Salvador's work came under scrutiny after a co-worker told a supervisor he suspected Salvador used test results from one drug case to support a conclusion in a separate one. Investigators then retested 100 other cases Salvador worked on and found more errors.
In April 2012, DPS sent an email to prosecutors telling them of the agency's review and attaching a list of affected cases from their jurisdictions. The email also said prosecutors could submit any evidence from these cases for retesting by another DPS lab worker.
The forensics commission report found Salvador's supervisors had noted that about one out every three report he turned in needed some sort of correction, from simple administrative fixes to more serious ones, including technical problems with his findings. The report notes other lab workers had a correction rate of less than 10 percent.
Evaluations noted that Salvador struggled with an "overall understanding of chemistry, especially in difficult cases," the report said. Supervisors described Salvador's struggles as "very systemic" and his work as "right on the edge" of acceptability.

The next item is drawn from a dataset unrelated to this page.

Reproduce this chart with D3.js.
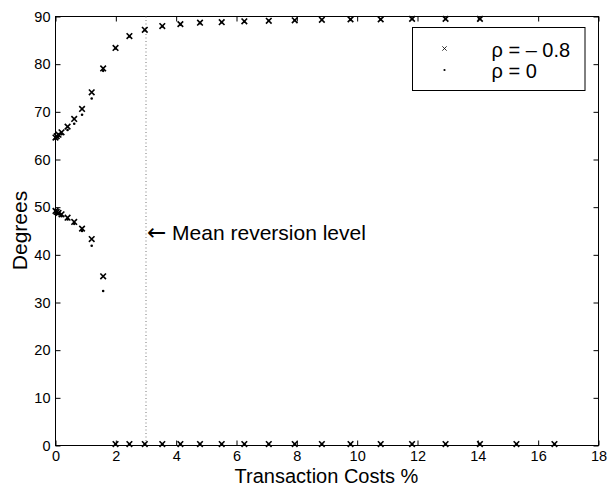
<!DOCTYPE html>
<html>
  <head>
    <meta charset="UTF-8" />
    <title></title>
    <style>
      body { margin: 0; background: #fff; }
      text { font-family: 'Liberation Sans', Arial, Helvetica, sans-serif; fill: #000; }
    </style>
    <script src="https://d3js.org/d3.v7.min.js"></script>
  </head>
  <body>
    <div id="viz"></div>
    <script>
      // transaction costs (%) at which the angles were computed
      const xCost = [0, 0.04, 0.1, 0.2, 0.4, 0.62, 0.88, 1.2, 1.58, 1.99, 2.45, 2.96, 3.54,
        4.14, 4.79, 5.51, 6.26, 7.07, 7.93, 8.83, 9.78, 10.78, 11.82, 12.93, 14.07, 15.28, 16.54];

      // rho = -0.8 (crosses), two branches
      const rhoNegUpper = [64.6, 64.9, 65.2, 65.7, 66.9, 68.5, 70.6, 74.1, 79.1, 83.4, 85.9, 87.2,
        88.0, 88.4, 88.7, 88.8, 89.0, 89.1, 89.2, 89.3, 89.4, 89.4, 89.5, 89.5, 89.5, null, null];
      const rhoNegLower = [49.2, 49.0, 48.8, 48.5, 47.8, 46.9, 45.5, 43.3, 35.5, 0.3, 0.3, 0.3,
        0.3, 0.3, 0.3, 0.3, 0.3, 0.3, 0.3, 0.3, 0.3, 0.3, 0.3, 0.3, 0.3, 0.3, 0.3];

      // rho = 0 (dots)
      const rhoZeroUpper = [64.3, 64.6, 64.9, 65.3, 66.2, 67.5, 69.4, 72.8, 78.6, 83.3, 85.8, 87.1,
        87.9, 88.3, 88.6, 88.8, 88.9, 89.1, 89.2, 89.3, 89.3, 89.4, 89.5, 89.5, 89.5, null, null];
      const rhoZeroLower = [49.0, 48.7, 48.5, 48.1, 47.4, 46.5, 45.0, 41.9, 32.4, 0.2, 0.2, 0.2,
        0.2, 0.2, 0.2, 0.2, 0.2, 0.2, 0.2, 0.2, 0.2, 0.2, 0.2, 0.2, 0.2, 0.2, 0.2];

      const xTicks = [0, 2, 4, 6, 8, 10, 12, 14, 16, 18];
      const yTicks = [0, 10, 20, 30, 40, 50, 60, 70, 80, 90];
      const meanReversion = 3;
      const legendLabels = ['\u03c1 = \u2013 0.8', '\u03c1 = 0'];

      const width = 610, height = 490;
      const margin = { left: 55, right: 12, top: 16, bottom: 45 };
      const innerW = width - margin.left - margin.right;
      const innerH = height - margin.top - margin.bottom;

      const svg = d3.select('#viz').append('svg')
        .attr('width', width).attr('height', height);
      const g = svg.append('g')
        .attr('transform', `translate(${margin.left + 0.5},${margin.top + 0.5})`);

      const x = d3.scaleLinear().domain([0, 18]).range([0, innerW]);
      const y = d3.scaleLinear().domain([0, 90]).range([innerH, 0]);

      const styleAxis = (sel, showText) => {
        sel.select('.domain').remove();
        sel.selectAll('line').attr('stroke', '#000');
        sel.selectAll('text').style('font-size', '14.5px')
          .style('font-family', "'Liberation Sans', Arial, sans-serif");
        if (!showText) sel.selectAll('text').remove();
      };

      g.append('g').attr('transform', `translate(0,${innerH})`)
        .call(d3.axisBottom(x).tickValues(xTicks).tickSizeInner(-5).tickSizeOuter(0).tickPadding(5))
        .call((s) => styleAxis(s, true));
      g.append('g')
        .call(d3.axisTop(x).tickValues(xTicks).tickSizeInner(-5).tickSizeOuter(0))
        .call((s) => styleAxis(s, false));
      g.append('g')
        .call(d3.axisLeft(y).tickValues(yTicks).tickSizeInner(-5).tickSizeOuter(0).tickPadding(5))
        .call((s) => styleAxis(s, true));
      g.append('g').attr('transform', `translate(${innerW},0)`)
        .call(d3.axisRight(y).tickValues(yTicks).tickSizeInner(-5).tickSizeOuter(0))
        .call((s) => styleAxis(s, false));

      g.append('rect')
        .attr('x', 0).attr('y', 0).attr('width', innerW).attr('height', innerH)
        .attr('fill', 'none').attr('stroke', '#000').attr('stroke-width', 1);

      // mean reversion level
      g.append('line')
        .attr('x1', x(meanReversion)).attr('x2', x(meanReversion))
        .attr('y1', 0).attr('y2', innerH)
        .attr('stroke', '#777').attr('stroke-width', 1)
        .attr('stroke-dasharray', '1,2.5');
      const ann = g.append('text')
        .attr('x', x(meanReversion) + 1).attr('y', y(44.5) + 7)
        .style('font-size', '21px');
      ann.append('tspan').style('font-family', "'DejaVu Sans', sans-serif")
        .style('font-size', '23px').text('\u2190');
      ann.append('tspan').text(' Mean reversion level');

      const cross = (s) => `M${-s},${-s}L${s},${s}M${-s},${s}L${s},${-s}`;

      const pts = (ys) => xCost.map((c, i) => [c, ys[i]]).filter((d) => d[1] != null);

      const dots = [...pts(rhoZeroUpper), ...pts(rhoZeroLower)];
      g.selectAll('.dot').data(dots).join('circle')
        .attr('class', 'dot')
        .attr('cx', (d) => x(d[0])).attr('cy', (d) => y(d[1]))
        .attr('r', 1.3).attr('fill', '#000');

      const crosses = [...pts(rhoNegUpper), ...pts(rhoNegLower)];
      g.selectAll('.cross').data(crosses).join('path')
        .attr('class', 'cross')
        .attr('transform', (d) => `translate(${x(d[0])},${y(d[1])})`)
        .attr('d', cross(2.8))
        .attr('stroke', '#000').attr('stroke-width', 1.6).attr('fill', 'none');

      // legend
      const lg = svg.append('g').attr('transform', 'translate(412.5,27.5)');
      lg.append('rect').attr('width', 172.5).attr('height', 63)
        .attr('fill', '#fff').attr('stroke', '#000').attr('stroke-width', 1);
      lg.append('path').attr('transform', 'translate(32,21)')
        .attr('d', cross(2.2)).attr('stroke', '#000').attr('stroke-width', 0.8);
      lg.append('circle').attr('cx', 32).attr('cy', 42.5).attr('r', 1.1).attr('fill', '#000');
      lg.selectAll('.lt').data(legendLabels).join('text')
        .attr('class', 'lt')
        .attr('x', 79).attr('y', (d, i) => 29 + i * 21.5)
        .style('font-size', '20px')
        .text((d) => d);

      // axis labels
      svg.append('text')
        .attr('x', margin.left + innerW / 2).attr('y', 483)
        .attr('text-anchor', 'middle').style('font-size', '20px')
        .text('Transaction Costs %');
      svg.append('text')
        .attr('transform', `translate(27,${margin.top + innerH / 2}) rotate(-90)`)
        .attr('text-anchor', 'middle').style('font-size', '21px')
        .text('Degrees');
    </script>
  </body>
</html>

The report also found Salvador was promoted and given a pay raise because he was friendly and a hard worker who tried to improve. Supervisors didn't consider the issues about his work "catastrophic," the report said, but in at least one case, an error included a misplaced decimal point that could have led to a felony charge instead of a misdemeanor possession charge.
Salvador's poor work has created major problems for prosecutors who have won convictions in his cases. The appeals court has opened the door for any Salvador case in which the drug evidence has been destroyed or was left in his sole custody to potentially have their convictions overturned.
Earlier this year, the Texas District and County Attorneys Association told its members that all of the cases Salvador handled "may all be jeopardized." The commission stopped short of that threshold, however, noting that in many cases, evidence still exists to be retested -- more likely the case in those handled by DPS or the state's largest counties. Smaller, rural counties are more likely to have destroyed evidence.
"It makes no sense, when the evidence remains ... that those convictions should be overturned," commissioner Sarah Kerrigan, chair of the forensic science department at Sam Houston State University, who led the panel's investigation and report.
Blackburn, whose group helps counties understand the scope of cases in their jurisdiction, agreed that a drug defendant will "not get a get-out-of-jail-free card just because Salvador worked on your case," but said it's a mess for the judicial system to address.
Kerrigan said the report found there was no evidence Salvador deliberately falsified drug tests. The Texas Rangers had investigated him, but a Harris County grand jury declined to indict him.
Commission staff said Salvador was invited to attend Friday's meeting but that he did not respond.
"The examiners we met were highly competent," Kerrigan said. "I doubt this will happen again."